I went sleuthing, with help from the newspaper’s staff, and we found the offending Sex With Chickens story, written in 2005. It reads, in whole:

“June 6
At approximately 6 p.m., a 50-year-old woman came to the police department and told an officer that she wished to file a complaint regarding a man in the 300 block of North Brushy who she saw having sex with chickens.

According to the complainant, who lives next to the subject, two men live in the home, an older man who owns chickens, and a younger man who is stealing them and having sex with them, causing them to die. The woman refused to give further information and is not willing to work with the police department. It is undetermined whether the information is accurate, as there is no evidence supporting this charge. The case has been forwarded to investigators.”

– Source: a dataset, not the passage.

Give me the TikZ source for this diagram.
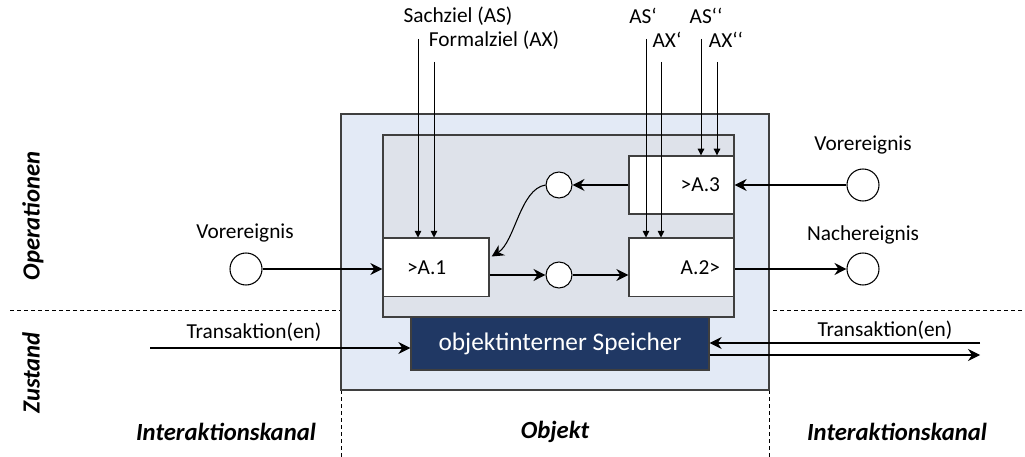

First off, there is no way any self-respecting newspaper humanoid is going to keep this out of the paper. This is pure gold, folks. Every one of you, I predict, went “Oh, my gosh” upon reading that squib. It is what we used to call a water-cooler story, folks standing around talking about the piece. Today’s edition might have broken a major scandal at City Hall, or published a prize-winning thumb-sucker about sewer collection issues. No matter. The story that folks would be talking about is some crazy dude having Sex With Chickens.

We filed a complaint with the attorney general over the Leander PD’s refusal to release reports. I wrote the usual impassioned editorial, pointing out that if crime reports are secret, then residents don’t know if they’re living next to someone just arrested for child molestation, or if there has been a rash of burglaries in the neighborhood. (“Rash” is one of those newspaper terms we pundits love. “Mull” is another one.)

Readers largely yawned, though a few attaboys came our way. The Leander PD, after a few more weeks of obfuscation, saw the light and began releasing reports. Another small victory for sunshine in government, I suppose. I am simply thankful we did our small part to make neighborhood chickens safe from sexual assault.